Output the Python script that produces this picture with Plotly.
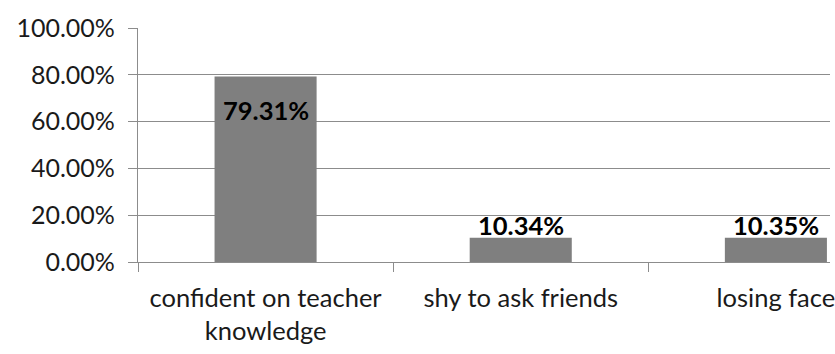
import plotly.graph_objects as go

categories = ["confident on teacher<br>knowledge", "shy to ask friends", "losing face"]
values = [0.7931, 0.1034, 0.1035]
labels = ["79.31%", "10.34%", "10.35%"]
ytick_vals = [0, 0.2, 0.4, 0.6, 0.8, 1.0]
ytick_text = ["0.00%", "20.00%", "40.00%", "60.00%", "80.00%", "100.00%"]

FONT = "Lato"
fig = go.Figure()
fig.add_trace(go.Bar(
    x=categories, y=values,
    marker=dict(color="#7f7f7f", line=dict(width=0)),
    width=0.4,
))

annotations = []
for c, v, t in zip(categories, values, labels):
    if v > 0.3:
        annotations.append(dict(x=c, y=v, text="<b>%s</b>" % t, showarrow=False,
                                yanchor="top", yshift=-17,
                                font=dict(family=FONT, size=25.5, color="#000000")))
    else:
        annotations.append(dict(x=c, y=v, text="<b>%s</b>" % t, showarrow=False,
                                yanchor="bottom", yshift=-4,
                                font=dict(family=FONT, size=25.5, color="#000000")))

fig.update_layout(
    width=835, height=354,
    margin=dict(l=138, r=0, t=28, b=92),
    paper_bgcolor="white", plot_bgcolor="white",
    showlegend=False,
    bargap=0.6,
    annotations=annotations,
    font=dict(family=FONT, size=25, color="#000000"),
)
fig.update_xaxes(
    type="category",
    range=[-0.5, -0.5 + 697 / 257],
    tickson="boundaries",
    ticks="outside", ticklen=9, tickcolor="#8c8c8c", tickwidth=1.3,
    showline=True, linecolor="#8c8c8c", linewidth=1.3,
    showgrid=False,
    tickfont=dict(family=FONT, size=25.5, color="#1a1a1a"),
    ticklabelstandoff=13,
)
fig.update_yaxes(
    range=[0, 1.0],
    tickvals=ytick_vals, ticktext=ytick_text,
    ticks="outside", ticklen=9, tickcolor="#8c8c8c", tickwidth=1.3,
    showline=True, linecolor="#8c8c8c", linewidth=1.3,
    showgrid=True, gridcolor="#8c8c8c", gridwidth=1.3,
    zeroline=False,
    tickfont=dict(family=FONT, size=25, color="#1a1a1a"),
    ticklabelstandoff=8,
)
fig.write_html("out.html")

Instruction ▸ Repeat the data exactly, excluding the pictures.

Completed task ▸
Output the Python script that produces this picture with Plotly.
import plotly.graph_objects as go

categories = ["confident on teacher<br>knowledge", "shy to ask friends", "losing face"]
values = [0.7931, 0.1034, 0.1035]
labels = ["79.31%", "10.34%", "10.35%"]
ytick_vals = [0, 0.2, 0.4, 0.6, 0.8, 1.0]
ytick_text = ["0.00%", "20.00%", "40.00%", "60.00%", "80.00%", "100.00%"]

FONT = "Lato"
fig = go.Figure()
fig.add_trace(go.Bar(
    x=categories, y=values,
    marker=dict(color="#7f7f7f", line=dict(width=0)),
    width=0.4,
))

annotations = []
for c, v, t in zip(categories, values, labels):
    if v > 0.3:
        annotations.append(dict(x=c, y=v, text="<b>%s</b>" % t, showarrow=False,
                                yanchor="top", yshift=-17,
                                font=dict(family=FONT, size=25.5, color="#000000")))
    else:
        annotations.append(dict(x=c, y=v, text="<b>%s</b>" % t, showarrow=False,
                                yanchor="bottom", yshift=-4,
                                font=dict(family=FONT, size=25.5, color="#000000")))

fig.update_layout(
    width=835, height=354,
    margin=dict(l=138, r=0, t=28, b=92),
    paper_bgcolor="white", plot_bgcolor="white",
    showlegend=False,
    bargap=0.6,
    annotations=annotations,
    font=dict(family=FONT, size=25, color="#000000"),
)
fig.update_xaxes(
    type="category",
    range=[-0.5, -0.5 + 697 / 257],
    tickson="boundaries",
    ticks="outside", ticklen=9, tickcolor="#8c8c8c", tickwidth=1.3,
    showline=True, linecolor="#8c8c8c", linewidth=1.3,
    showgrid=False,
    tickfont=dict(family=FONT, size=25.5, color="#1a1a1a"),
    ticklabelstandoff=13,
)
fig.update_yaxes(
    range=[0, 1.0],
    tickvals=ytick_vals, ticktext=ytick_text,
    ticks="outside", ticklen=9, tickcolor="#8c8c8c", tickwidth=1.3,
    showline=True, linecolor="#8c8c8c", linewidth=1.3,
    showgrid=True, gridcolor="#8c8c8c", gridwidth=1.3,
    zeroline=False,
    tickfont=dict(family=FONT, size=25, color="#1a1a1a"),
    ticklabelstandoff=8,
)
fig.write_html("out.html")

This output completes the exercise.